“Il bello di vivere qua, senti il territorio, lo percepisci, avverti che bisogna muoversi in un certo modo, capire le esigenze del sindaco, dei consiglieri, la festa, cinquemila euro sono minchiate, però tu ti fai un rapporto, crei un rapporto di..”. Forse non c’è migliore affermazione per spiegare, con le sue stesse parole, chi è Vito Nicastri, ‘il re del vento’. Sullo sfondo e mica tanto poi molto sullo sfondo c’è Cosa Nostra. Non quella tradizionale, ma quella mafia diventata impresa, capeggiata da Matteo Messina Denaro.

Mafia e corruzione dentro questa indagine; mafia e impresa, quell’impresa che dialoga presentandosi con le mani pieni di soldi con politici e super burocrati. E Vito Nicastri, 56 anni, ha tutte queste qualità. La capacità, per esempio, di arrivare nel 2010 fin dentro la stanza dell’onorevole Riccardo Savona, all’epoca Udc e relatore della finanziaria regionale, e spingere per l’introduzione di alcune norme a lui favorevoli come ha documentato la Dia di Trapani. In sostanza, allora si trattò di prevedere agevolazioni per la collocazione di impianti fotovoltaici in agricoltura per l’alimentazione delle serre.

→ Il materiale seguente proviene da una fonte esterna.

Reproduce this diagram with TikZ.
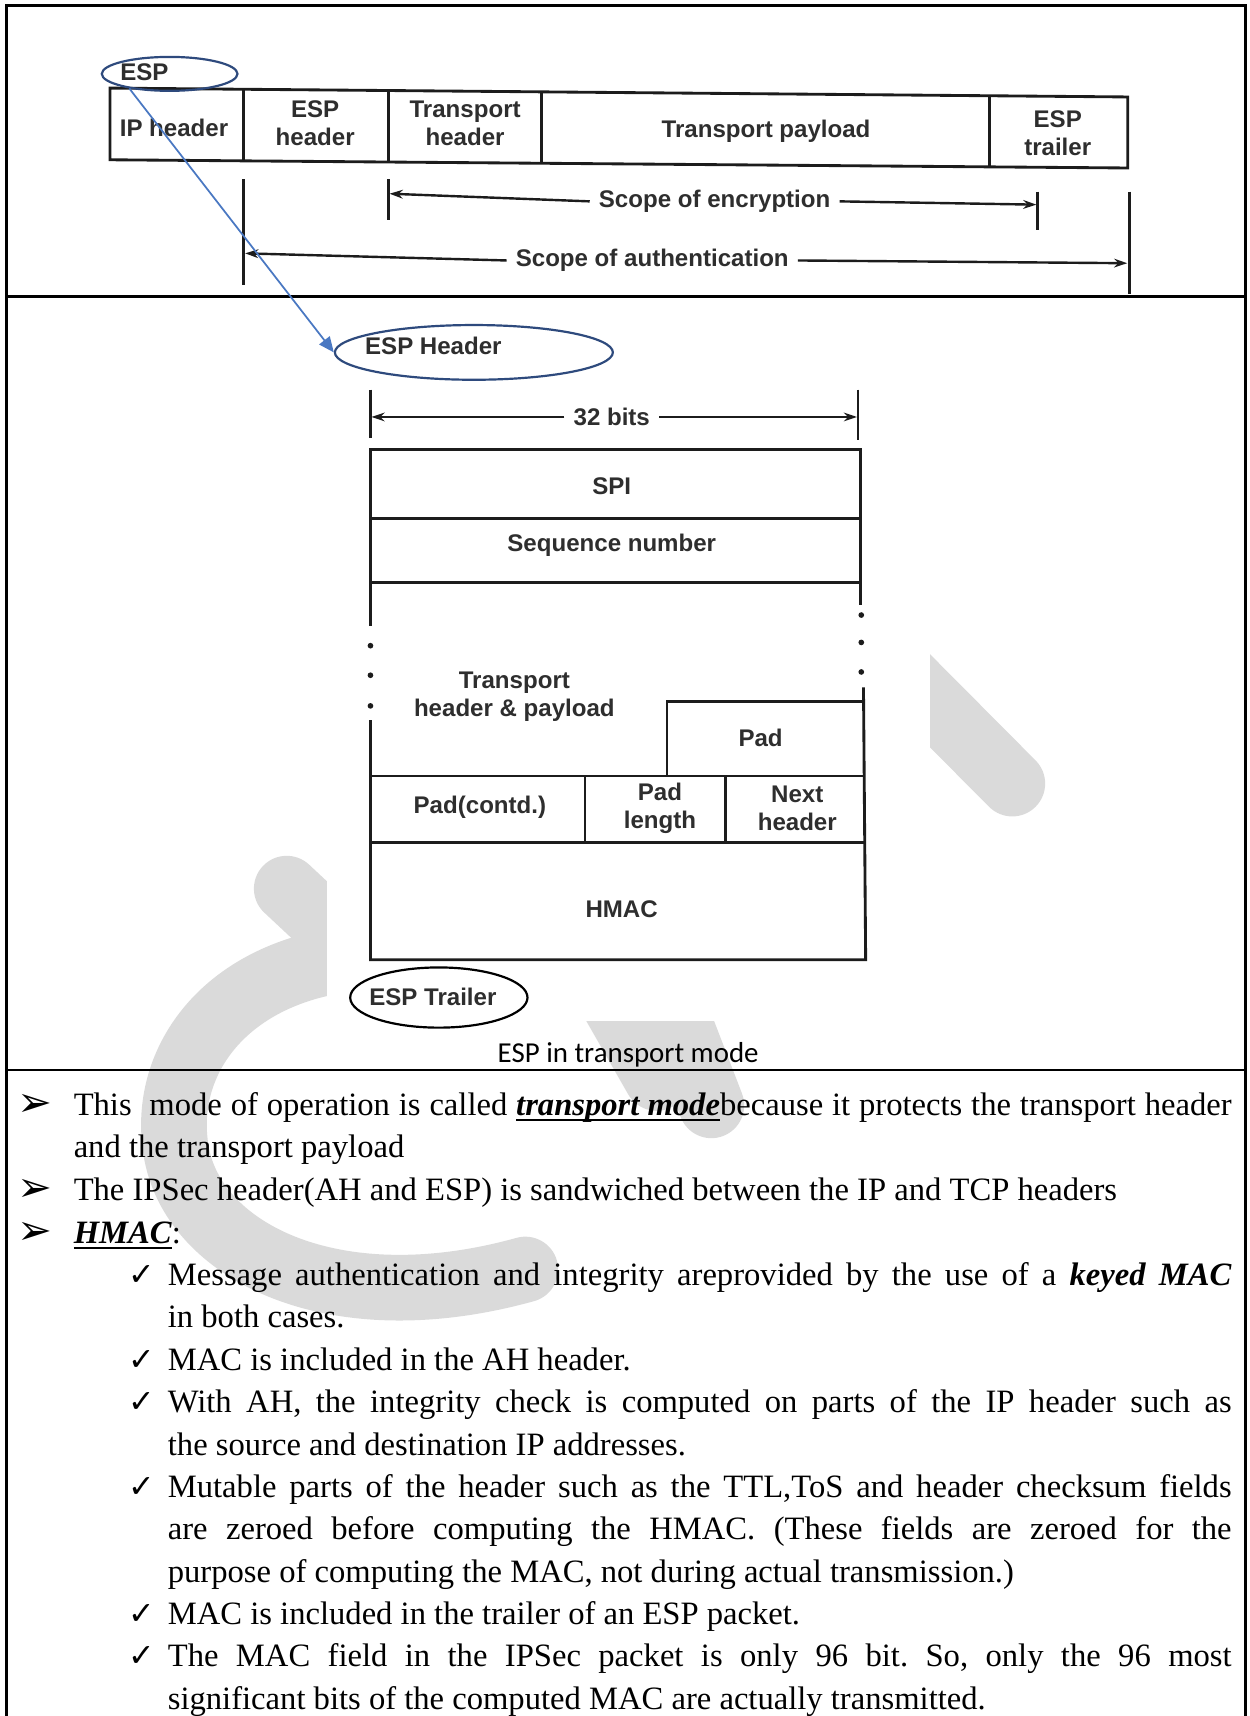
\documentclass[tikz,border=0pt]{standalone}
\usepackage{fontspec}
\setmainfont{Liberation Serif}
\newfontfamily\diagfont{Liberation Sans}
\newfontfamily\capfont{Carlito}
\newfontfamily\symfont{DejaVu Sans}
\usetikzlibrary{arrows.meta,shapes.geometric}
\definecolor{ovalblue}{HTML}{2E4A7D}
\definecolor{linkblue}{HTML}{4A78C2}
\definecolor{markgray}{HTML}{DADADA}
\definecolor{ink}{HTML}{1C1C1C}
\frenchspacing
% thick underline used for the emphasised terms
\newcommand{\thickul}[1]{\setbox0\hbox{#1}\rlap{\rule[-2.6pt]{\wd0}{1pt}}\box0}
% a line of text spread to a given width (justified line)
\newcommand{\jline}[2]{\makebox[#1][s]{#2}}
\begin{document}
\begin{tikzpicture}[x=0.5pt,y=-0.5pt,
  frame/.style={line width=1pt, draw=black},
  scan/.style={line width=1.3pt, draw=ink},
  lbl/.style={font=\diagfont\bfseries\fontsize{11}{12.8}\selectfont, text=ink!92, inner sep=0pt, align=center},
  scopearr/.style={line width=1.1pt, draw=ink, -{Stealth[length=6pt,width=4pt]}},
  dimarr/.style={line width=1.1pt, draw=ink, -{Stealth[length=6pt,width=4pt]}},
  body/.style={font=\fontsize{14.9}{19.4}\selectfont, anchor=base west, inner sep=0pt},
  bulletsym/.style={font=\symfont\fontsize{19}{19}\selectfont, anchor=base west, inner sep=0pt},
  checksym/.style={font=\symfont\fontsize{14.5}{14.5}\selectfont, anchor=base west, inner sep=0pt},
  wm/.style={line width=30pt, draw=markgray, line cap=round},
  oval/.style={ellipse, draw=ovalblue, line width=1pt, inner sep=0pt},
  dotmark/.style={fill=ink}
]
\useasboundingbox (0,0) rectangle (1142,1568);

% ---------- watermark strokes (behind everything) ----------
\draw[wm] (262,812) -- (340,885);
\draw[wm] (330,875) .. controls (210,885) and (150,965) .. (160,1045)
          .. controls (170,1140) and (300,1210) .. (480,1160);
\draw[wm] (760,550) -- (925,716);
\draw[wm] (540,880) -- (600,985);
\draw[wm] (600,880) -- (650,1010);

% opaque area of the scanned figure
\fill[white] (299,283) rectangle (850,933);

% ---------- table frame ----------
\draw[frame] (6,1568) -- (6,5) -- (1138,5) -- (1138,1568);
\draw[frame] (6,271) -- (1138,271);
\draw[frame] (6,978) -- (1138,978);

% ---------- packet layout (top cell) ----------
\draw[scan] (100.5,80.5) -- (1030.5,88.6) -- (1030.5,153.5) -- (100.5,146) -- cycle;
\draw[scan] (222.5,81.6) -- (222.5,147);
\draw[scan] (355,82.7) -- (355,148.1);
\draw[scan] (494.5,83.9) -- (494.5,149.2);
\draw[scan] (904.5,87.5) -- (904.5,152.5);

\node[lbl] (fIP)  at (159,117) {IP header};
\node[lbl] (fESP) at (288,113) {ESP\\header};
\node[lbl] (fTH)  at (425,113) {Transport\\header};
\node[lbl] (fTP)  at (700,120) {Transport payload};
\node[lbl] (fTR)  at (966.5,122) {ESP\\trailer};

% scope of encryption
\draw[scan] (355,164) -- (355,201);
\draw[scan] (948,175) -- (948,210);
\coordinate (encL) at (356,177);
\coordinate (encR) at (947,187);
\node[lbl] (encTxt) at (653,184) {Scope of encryption};
\draw[scopearr] ([xshift=-4pt]encTxt.west) -- (encL);
\draw[scopearr] ([xshift=4pt]encTxt.east) -- (encR);

% scope of authentication
\draw[scan] (222.5,164) -- (222.5,260);
\draw[scan] (1032,175) -- (1032,269);
\coordinate (authL) at (224,231.5);
\coordinate (authR) at (1030,240.5);
\node[lbl] (authTxt) at (596,238) {Scope of authentication};
\draw[scopearr] ([xshift=-4pt]authTxt.west) -- (authL);
\draw[scopearr] ([xshift=4pt]authTxt.east) -- (authR);

% ESP marker and link to the header figure
\node[oval, minimum width=62pt, minimum height=15.5pt] (espTop) at (155,67.5) {};
\node[lbl] (espTopTxt) at (132,66) {ESP};
\node[oval, minimum width=127pt, minimum height=25pt] (espHdr) at (433,322) {};
\node[lbl] (espHdrTxt) at (396,316) {ESP Header};
\draw[linkblue, line width=0.8pt, -{Triangle[length=7pt,width=6pt]}] (espTop.200) -- (espHdr.west);

% ---------- ESP packet format (middle cell) ----------
\draw[scan] (338.5,356) -- (338.5,400);
\draw[scan] (784,356) -- (784,402);
\node[lbl, fill=white, inner xsep=0pt] (bits) at (559,381) {32 bits};
\coordinate (bitsL) at (339.5,381);
\coordinate (bitsR) at (783,381);
\draw[dimarr] ([xshift=-4pt]bits.west) -- (bitsL);
\draw[dimarr] ([xshift=4pt]bits.east) -- (bitsR);

\draw[scan] (338.5,572) -- (338.5,411) -- (786,411) -- (786,553);
\draw[scan] (338.5,473.5) -- (786,473.5);
\draw[scan] (338.5,532) -- (786,532);
\foreach \yy in {590,617,645} \fill[dotmark] (338.5,\yy) circle (1.3pt);
\foreach \yy in {562,587,614} \fill[dotmark] (787,\yy) circle (1.3pt);
\draw[scan] (338.5,658) -- (338.5,877) -- (791,877) -- (789,628);
\draw[scan] (609.5,709) -- (609.5,641) -- (789,641);
\draw[scan] (338.5,709) -- (789,709);
\draw[scan] (338.5,770) -- (790,770);
\draw[scan] (534.5,709) -- (534.5,770);
\draw[scan] (663,709) -- (663,770);

\node[lbl] (spi) at (559,444.5) {SPI};
\node[lbl] (seq) at (559,498) {Sequence number};
\node[lbl] (tpl) at (470,637) {Transport\\header \& payload};
\node[lbl] (pad) at (695,674) {Pad};
\node[lbl] (padc) at (438.5,738) {Pad(contd.)};
\node[lbl] (padl) at (603,739) {Pad\\length};
\node[lbl] (nxt) at (728.5,739) {Next\\header};
\node[lbl] (hmac) at (568,831) {HMAC};

\node[ellipse, draw=black, line width=1pt, minimum width=81pt, minimum height=27.5pt, inner sep=0pt] (espTrl) at (401,911.5) {};
\node[lbl] (espTrlTxt) at (395.5,911) {ESP Trailer};

\node[font=\capfont\fontsize{13.2}{15}\selectfont, inner sep=0pt] (caption) at (574,964) {ESP in transport mode};

% ---------- explanatory text (bottom cell) ----------
\node[bulletsym] (b1) at (16,1020) {➢};
\node[body] (t1a) at (67,1019) {\jline{529pt}{This\ \ mode of operation is called \thickul{\textbf{\textit{transport mode}}}because it protects the transport header}};
\node[body] (t1b) at (67,1058) {and the transport payload};
\node[bulletsym] (b2) at (16,1098) {➢};
\node[body] (t2) at (67,1097) {The IPSec header(AH and ESP) is sandwiched between the IP and TCP headers};
\node[bulletsym] (b3) at (16,1137) {➢};
\node[body] (t3) at (67,1136) {\thickul{\textbf{\textit{HMAC}}}:};

\node[checksym] (c1) at (117,1175) {✓};
\node[body] (s1a) at (153,1175) {\jline{486pt}{Message authentication and integrity areprovided by the use of a \textbf{\textit{keyed MAC}}}};
\node[body] (s1b) at (153,1213) {in both cases.};
\node[checksym] (c2) at (117,1252) {✓};
\node[body] (s2) at (153,1252) {MAC is included in the AH header.};
\node[checksym] (c3) at (117,1291) {✓};
\node[body] (s3a) at (153,1291) {\jline{486pt}{With AH, the integrity check is computed on parts of the IP header such as}};
\node[body] (s3b) at (153,1330) {the source and destination IP addresses.};
\node[checksym] (c4) at (117,1368) {✓};
\node[body] (s4a) at (153,1368) {\jline{486pt}{Mutable parts of the header such as the TTL,ToS and header checksum fields}};
\node[body] (s4b) at (153,1407) {\jline{486pt}{are zeroed before computing the HMAC. (These fields are zeroed for the}};
\node[body] (s4c) at (153,1446) {purpose of computing the MAC, not during actual transmission.)};
\node[checksym] (c5) at (117,1484) {✓};
\node[body] (s5) at (153,1484) {MAC is included in the trailer of an ESP packet.};
\node[checksym] (c6) at (117,1523) {✓};
\node[body] (s6a) at (153,1523) {\jline{486pt}{The MAC field in the IPSec packet is only 96 bit. So, only the 96 most}};
\node[body] (s6b) at (153,1562) {significant bits of the computed MAC are actually transmitted.};
\end{tikzpicture}
\end{document}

In questo caso a sua disposizione, oltre all’onorevole Savona, ci sarebbe stato un ex deputato regionale, il diniano Emanuele Di Betta. Che non rieletto era entrato all’Ars dalla finestra facendo da consulente all’assessore regionale all’Agricoltura, l’onorevole Giovanni Di Mauro, in quota Mpa. Ma è il capitolo mafia a pesare di più nella sua storia. Professione ufficiale sviluppatore (il suo compito era di “vendere” il prodotto eolico), tante erano le aziende che decidevano di rivolgersi a lui, come Siemens, Greetech, Alerion. A Nicastri il compito di mettere in contatto la mafia con le imprese pulite. Va in questo senso l’intercettazione fatta a casa di alcuni mafiosi alcamesi: “Gli dico: Vito fai scendere gli spagnoli qua e gli dici che se non portano un altro milione e mezzo… Ma cazzo! Loro devono sapere, prima di accendere il quadro che costa niente quel quadro non si metterà mai. Loro ci scendono con l’esercito e io la notte gli mando il topo”.

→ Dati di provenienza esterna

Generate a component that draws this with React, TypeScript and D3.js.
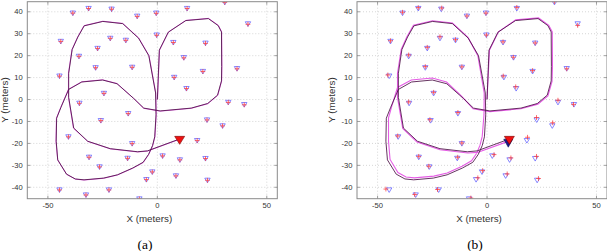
import React from "react";
import * as d3 from "d3";

type P = [number, number];

// True anchor (beacon) positions, metres
const anchors: P[] = [
  [-38.6, 39.3], [-31.4, 41.4], [-20.9, 41.1], [-9.2, 37.9], [-0.5, 39.3], [13.6, 41.4], [30.8, 44.2], [41.4, 34.4],
  [-44.1, 26.4], [-21.5, 27.8], [-14.4, 26.9], [-27.3, 23.2], [-0.3, 29.3], [7.3, 25.9], [22.0, 25.6], [-35.8, 19.6],
  [12.1, 19.0], [-28.2, 14.4], [-11.5, 14.6], [-44.7, 10.6], [7.7, 10.0], [20.8, 12.7], [36.4, 14.0], [13.3, 4.9],
  [-24.4, 2.7], [-35.6, -1.8], [32.4, -1.4], [39.7, -2.4], [-13.3, -6.5], [-25.8, -9.7], [22.7, -9.4], [29.8, -12.1],
  [-40.6, -17.1], [-11.5, -20.2], [18.2, -18.8], [-31.2, -26.4], [-13.6, -26.9], [2.4, -25.8], [10.3, -27.6], [22.0, -27.0],
  [-26.4, -30.8], [-2.3, -33.1], [8.5, -34.9], [-5.0, -36.6], [22.9, -36.9], [-44.7, -41.3], [-32.6, -43.6], [-22.1, -41.3],
  [-8.2, -45.4],
];

// Estimated anchor positions, panel (a)
const estAnchorsA: P[] = [
  [-38.6, 39.4], [-31.4, 41.5], [-20.9, 41.2], [-9.2, 37.9], [-0.5, 39.3], [13.6, 41.5], [30.8, 44.3], [41.4, 34.3],
  [-44.1, 26.5], [-21.5, 27.9], [-14.4, 27.0], [-27.3, 23.3], [-0.3, 29.3], [7.3, 26.0], [22.0, 25.6], [-35.8, 19.7],
  [12.1, 19.0], [-28.2, 14.5], [-11.5, 14.7], [-44.7, 10.7], [7.7, 10.1], [20.8, 12.8], [36.4, 14.0], [13.3, 5.0],
  [-24.4, 2.8], [-35.6, -1.7], [32.4, -1.3], [39.7, -2.4], [-13.3, -6.4], [-25.8, -9.6], [22.7, -9.3], [29.8, -12.0],
  [-40.6, -17.0], [-11.5, -20.1], [18.2, -18.7], [-31.2, -26.3], [-13.6, -26.8], [2.4, -25.7], [10.3, -27.5], [22.0, -26.9],
  [-26.4, -30.7], [-2.3, -33.0], [8.5, -34.8], [-5.0, -36.5], [22.9, -36.8], [-44.7, -41.2], [-32.6, -43.5], [-22.1, -41.2],
  [-8.2, -45.3],
];

// Estimated anchor positions, panel (b)
const estAnchorsB: P[] = [
  [-38.6, 39.8], [-31.4, 41.9], [-20.7, 41.7], [-9.2, 38.1], [-0.5, 39.4], [13.6, 42.0], [30.8, 44.6], [41.4, 33.8],
  [-44.1, 26.8], [-21.5, 28.6], [-14.4, 27.3], [-27.3, 23.8], [-0.3, 29.4], [7.3, 26.3], [22.0, 25.8], [-35.8, 20.3],
  [12.0, 19.3], [-28.2, 15.0], [-11.5, 14.9], [-45.3, 11.2], [7.4, 10.7], [20.8, 13.2], [36.4, 14.0], [13.1, 5.8],
  [-24.4, 3.3], [-35.8, -1.1], [32.4, -0.3], [39.5, -2.2], [-13.3, -5.9], [-26.1, -9.2], [22.6, -8.2], [30.0, -10.6],
  [-40.8, -16.6], [-11.5, -19.8], [18.5, -17.2], [-31.2, -25.9], [-13.4, -26.3], [3.2, -25.1], [10.9, -26.6], [22.6, -25.9],
  [-26.6, -30.4], [-2.0, -32.4], [9.2, -33.9], [-4.2, -35.7], [23.5, -36.0], [-46.2, -40.8], [-33.0, -43.3], [-22.6, -41.0],
  [-7.4, -44.9],
];

// True trajectory
const truePath: P[] = [
  [0, 0], [0.9, 22.5], [5, 30.7], [13, 36], [23.3, 36.9], [27.8, 33.7], [29.3, 30.8], [29.4, 15], [29.3, 8.5], [27.5, 2],
  [23, -1.8], [15.5, -3.9], [1.3, -5.2], [-6.2, -3.9], [-10.8, 0.5], [-12.5, 2], [-18.4, 7.2], [-25, 8.9], [-34.5, 8],
  [-40.5, 4.6], [-44, -3.5], [-46, -8.5], [-46.2, -19], [-45.5, -27.5], [-41.5, -34], [-37.5, -36.2], [-33.5, -36.6],
  [-24.5, -35.8], [-18.2, -34.3], [-11.2, -31.2], [-6.5, -28.6], [-4, -25], [-2.2, -21], [-1.2, -17], [-0.6, -7],
  [-0.8, 3], [-3.9, 20], [-8.6, 28], [-15.8, 34.6], [-24.9, 35.6], [-33.4, 33.6], [-36.3, 28.5], [-38.9, 22.8],
  [-40.5, 12], [-40.5, 1], [-38.2, -13], [-31.8, -19], [-21.5, -22.4], [-9, -23.8], [-4.5, -23.4], [9.3, -18.3],
];

// Estimated trajectory, panel (a)
const estPathA: P[] = [
  [0.1, 0], [1.0, 22.5], [5.1, 30.8], [13.1, 36.1], [23.4, 37.0], [27.9, 33.8], [29.4, 30.8], [29.5, 15], [29.4, 8.5], [27.6, 1.9],
  [23.1, -1.9], [15.5, -4.0], [1.3, -5.3], [-6.3, -4.0], [-10.9, 0.6], [-12.6, 2.1], [-18.4, 7.3], [-25, 9.0], [-34.5, 8.1],
  [-40.6, 4.7], [-44.1, -3.5], [-46.1, -8.5], [-46.3, -19], [-45.5, -27.6], [-41.4, -34.1], [-37.4, -36.3], [-33.4, -36.7],
  [-24.5, -35.9], [-18.2, -34.4], [-11.2, -31.3], [-6.4, -28.7], [-3.9, -25], [-2.1, -21], [-1.1, -17], [-0.5, -7],
  [-0.7, 3], [-3.8, 20], [-8.5, 28.1], [-15.8, 34.7], [-24.9, 35.7], [-33.5, 33.7], [-36.4, 28.5], [-39.0, 22.8],
  [-40.6, 12], [-40.6, 1], [-38.3, -13.1], [-31.8, -19.1], [-21.5, -22.5], [-9, -23.9], [-4.5, -23.5], [9.4, -18.4],
];

// Estimated trajectory, panel (b)
const estPathB: P[] = [
  [0, 0.2], [1.1, 22.5], [5.2, 30.9], [13.1, 36.3], [23.5, 37.2], [28.2, 33.8], [29.8, 30.8], [29.9, 15], [29.7, 8.3], [27.8, 1.7],
  [23.2, -2.1], [15.5, -4.2], [1.3, -5.5], [-6.4, -4.2], [-11, 0.9], [-12.7, 2.6], [-18.5, 8], [-25, 9.8], [-34.6, 8.9],
  [-40.9, 5.5], [-43.5, -3], [-45, -8.3], [-45, -19], [-44.3, -27.3], [-40.7, -33.3], [-37, -35.3], [-33.2, -35.7],
  [-24.3, -34.9], [-18.2, -33.5], [-11.4, -30.4], [-7.1, -27.9], [-4.8, -24.6], [-3.2, -20.8], [-2.2, -16.8], [-1.4, -7],
  [-1.3, 3], [-4.2, 20], [-8.7, 28.3], [-15.8, 34.9], [-24.9, 35.9], [-33.6, 33.9], [-36.6, 28.6], [-39.2, 22.8],
  [-40.9, 12], [-40.9, 1], [-38.5, -13.2], [-32, -19.4], [-21.5, -22.9], [-8.8, -24.4], [-4.4, -24.1], [9, -19.3],
];

const trueEnd: P = [10.2, -18.6];
const estEndB: P = [9.7, -19.9];

const xTicks = [-50, 0, 50];
const yTicks = [-40, -30, -20, -10, 0, 10, 20, 30, 40];
const captions = ["(a)", "(b)"];

const X_DOMAIN: [number, number] = [-59.4, 54.8];
const Y_DOMAIN: [number, number] = [-45.2, 44.6];
const TOP = 1.7;
const BOTTOM = 198.7;
const W = 250;

const SANS = "Liberation Sans, Arial, Helvetica, sans-serif";
const SERIF = "Times New Roman, Liberation Serif, DejaVu Serif, serif";

function Panel({ left, estAnchors, estPath, estEnd, caption, yLabelX, captionX, estWidth }: {
  left: number; estAnchors: P[]; estPath: P[]; estEnd: P | null; caption: string; yLabelX: number; captionX: number; estWidth: number;
}) {
  const x = d3.scaleLinear().domain(X_DOMAIN).range([left, left + W]);
  const y = d3.scaleLinear().domain(Y_DOMAIN).range([BOTTOM, TOP]);
  const line = d3.line<P>().x((d) => x(d[0])).y((d) => y(d[1]));
  const fmt = (v: number) => (v < 0 ? "-" + Math.abs(v) : String(v));
  const tri = (cx: number, cy: number, w: number, h: number) =>
    `M${cx - w / 2},${cy - h / 2}L${cx + w / 2},${cy - h / 2}L${cx},${cy + h / 2}Z`;
  const clipId = "clip" + caption.replace(/[()]/g, "");
  const sans = { fontFamily: SANS };
  return (
    <g>
      <defs>
        <clipPath id={clipId}>
          <rect x={left} y={TOP} width={W} height={BOTTOM - TOP} />
        </clipPath>
      </defs>
      {xTicks.map((t) => (
        <line key={"gx" + t} x1={x(t)} x2={x(t)} y1={TOP} y2={BOTTOM} stroke="#c4c4c4" strokeWidth={0.7} strokeDasharray="1,2" />
      ))}
      {yTicks.map((t) => (
        <line key={"gy" + t} x1={left} x2={left + W} y1={y(t)} y2={y(t)} stroke="#c4c4c4" strokeWidth={0.7} strokeDasharray="1,2" />
      ))}
      <g clipPath={`url(#${clipId})`}>
        {anchors.map((a, i) => (
          <path key={"a" + i} d={tri(x(a[0]), y(a[1]), 5.4, 4.6)} fill="none" stroke="#6060ff" strokeWidth={0.75} />
        ))}
        {estAnchors.map((a, i) => {
          const cx = x(a[0]);
          const cy = y(a[1]);
          return (
            <g key={"e" + i} stroke="#ff3a3a" strokeWidth={0.75}>
              <line x1={cx - 2.4} x2={cx + 2.4} y1={cy} y2={cy} />
              <line x1={cx} x2={cx} y1={cy - 2.4} y2={cy + 2.4} />
            </g>
          );
        })}
        <path d={line(estPath) || ""} fill="none" stroke="#e040e0" strokeWidth={estWidth} strokeOpacity={0.85} />
        <path d={line(truePath) || ""} fill="none" stroke="#4a0f45" strokeWidth={0.85} />
        {estEnd && (
          <path d={tri(x(estEnd[0]), y(estEnd[1]), 9, 8)} fill="#1a1a8c" stroke="#10105a" strokeWidth={0.6} />
        )}
        <path d={tri(x(trueEnd[0]), y(trueEnd[1]), 10, 8)} fill="#ee1111" stroke="#7a0000" strokeWidth={0.6} />
      </g>
      <rect x={left} y={TOP} width={W} height={BOTTOM - TOP} fill="none" stroke="#8a8a8a" strokeWidth={1} />
      {xTicks.map((t) => (
        <g key={"tx" + t} stroke="#8a8a8a" strokeWidth={0.8}>
          <line x1={x(t)} x2={x(t)} y1={BOTTOM} y2={BOTTOM - 3} />
          <line x1={x(t)} x2={x(t)} y1={TOP} y2={TOP + 3} />
        </g>
      ))}
      {yTicks.map((t) => (
        <g key={"ty" + t} stroke="#8a8a8a" strokeWidth={0.8}>
          <line x1={left} x2={left + 3} y1={y(t)} y2={y(t)} />
          <line x1={left + W} x2={left + W - 3} y1={y(t)} y2={y(t)} />
        </g>
      ))}
      {xTicks.map((t) => (
        <text key={"lx" + t} x={x(t)} y={207.8} textAnchor="middle" fontSize={7.6} fill="#333" style={sans}>
          {fmt(t)}
        </text>
      ))}
      {yTicks.map((t) => (
        <text key={"ly" + t} x={left - 4.5} y={y(t) + 2.7} textAnchor="end" fontSize={7.6} fill="#333" style={sans}>
          {fmt(t)}
        </text>
      ))}
      <text x={left + W / 2 - 3} y={221.5} textAnchor="middle" fontSize={9.8} fill="#333" style={sans}>
        X (meters)
      </text>
      <text
        transform={`translate(${yLabelX},${100}) rotate(-90)`}
        textAnchor="middle"
        dominantBaseline="central"
        fontSize={9.8}
        fill="#333"
        style={sans}
      >
        Y (meters)
      </text>
      <text x={captionX} y={248.5} textAnchor="middle" fontSize={13.5} fill="#000" style={{ fontFamily: SERIF }}>
        {caption}
      </text>
    </g>
  );
}

export default function App() {
  return (
    <svg
      width={607}
      height={251}
      viewBox="0 0 607 251"
      style={{ position: "fixed", left: 0, top: 0, background: "#fff" }}
    >
      <rect x={0} y={0} width={607} height={251} fill="#fff" />
      <Panel left={27.3} estAnchors={estAnchorsA} estPath={estPathA} estEnd={null} caption={captions[0]} yLabelX={4.5} captionX={145} estWidth={0.9} />
      <Panel left={357} estAnchors={estAnchorsB} estPath={estPathB} estEnd={estEndB} caption={captions[1]} yLabelX={331.5} captionX={475} estWidth={1.1} />
    </svg>
  );
}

Non solo mafiosi nell’agenda di Vito Nicastri, ma anche le ‘ndrine calabresi, i Nirta di San Luca, i Ciriaco di Africo, i Giampaolo e i Mammoliti di San Luca. La spavalderia di Vito Nicastri però non sembra resistere davanti a tutto e a tutti; e così quando la Dia procedette al sequestro delle aziende e delle sue proprietà, anche lui, pur tanto spavaldo, impallidì. E successivamente, intercettato a commentare quanto fatto in un paio di ore dagli agenti della Dia, disse: “Quand’è così l’avemu no’ culu!”. Più spavalda e arrogante fu semmai la moglie di Vito Nicastri, che un giorno non esitò in un supermercato di Alcamo ad aggredire e a minacciare la moglie del direttore del centro Dia di Trapani, il colonnello Rocco Lo Pane, che indagava sul marito “riducendolo sul lastrico”.